The Cure for the Post-Holiday Blues

It’s not exactly breaking news that the holiday season has gotten longer, or, to put it more accurately, that we have begun celebrating earlier. In stores, Christmas decorations are seen and carols heard well before Thanksgiving, a holiday that has been reduced to the last hurdle before the start of the great shopping frenzy. As that would suggest, of course, much of this trend is commerce-driven, but there is something else at work, too. People just like to feel good, and in days that are dark in many senses, we take cheer where we find it, and so what if it’s not quite December yet? December will come; but then, so will January. The vehicle of our cheer recedes into the great murk of yesterdays, and we are back to the winter gloom, without the wreaths and mistletoe.

But there are other ways to inject rosiness into gray days. One is through beautiful representations of the gloom itself, in art, in literature, even in music. An example: Nathaniel Hawthorne’s novel The House of the Seven Gables, from 1851. In this story of a family seemingly cursed because of the greed of one of its ancestors, the physical center of the action is the imposing, decayed, lonely, spirit-inhabited New England house of the title — “a character in itself,” as they say — which Hawthorne describes this way:

. . . as for the old structure of our story, its white-oak frame, and its boards, shingles, and crumbling plaster, and even the huge, clustered chimney in the midst, seemed to constitute only the least and meanest part of its reality. So much of mankind’s varied experience had passed there — so much had been suffered, and something, too, enjoyed — that the very timbers were oozy, as with the moisture of a heart. It was itself like a great human heart, with a life of its own and full of rich and somber reminiscences.

            The deep projection of the second story gave the house such a meditative look that you could not pass it without the idea that it had secrets to keep, and an eventful history to moralize upon.

What I admire about Seven Gables as much as its atmosphere of foreboding, and even more than its story, are its insights into the human character and condition, as in:

As is customary with the rich, when they aim at the honors of a republic, he apologized, as it were, to the people, for his wealth, prosperity, and elevated station, by a free and hearty manner towards those who knew him; putting off the more of his dignity in due proportion with the humbleness of the man whom he saluted, and thereby proving a haughty consciousness of his advantages as irrefragably as if he had marched forth preceded by a troop of lackeys to clear the way.

Or:

At almost every step in life, we meet with young men of just about Holgrave’s age, for whom we anticipate wonderful things, but of whom, even after much careful inquiry, we never happen to hear another word. The effervescence of youth and passion, and the fresh gloss of the intellect and imagination, endow them with a false brilliancy, which makes fools of themselves and other people. Like certain chintzes, calicoes, and ginghams, they show finely in their first newness, but cannot stand the sun and rain, and assume a very sober aspect after washing day.

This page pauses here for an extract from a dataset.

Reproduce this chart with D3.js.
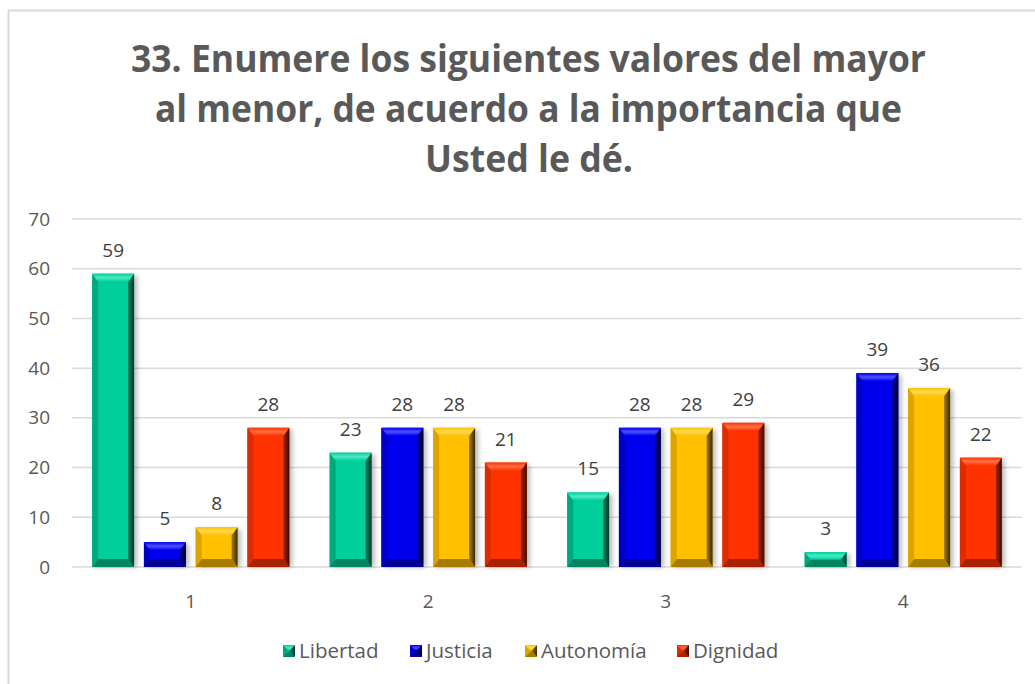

But to return to artful evocations of gloomy, overcast settings, there is the first sentence of Edgar Allan Poe’s story “The Fall of the House of Usher”:

During the whole of a dull, dark, and soundless day in the autumn of the year, when the clouds hung oppressively low in the heavens, I had been passing alone, on horseback, through a singularly dreary tract of country, and at length found myself, as the shades of the evening drew on, within view of the melancholy House of Usher.

So: chase those post-holiday blues away! Find a comfortable spot, with a view out the window of bare tree limbs silhouetted against the gray sky, and relax with a “quaint and curious volume of forgotten lore . . .”

2 Responses to “The Cure for the Post-Holiday Blues”

  1. mari - January 5, 2013

    Or… You could simply fly somewhere tropical and lounge around on the beach :-)

  2. Cliff - January 5, 2013

    True — IF, unlike me, you didn’t spend most of your vacation time and money over the holidays.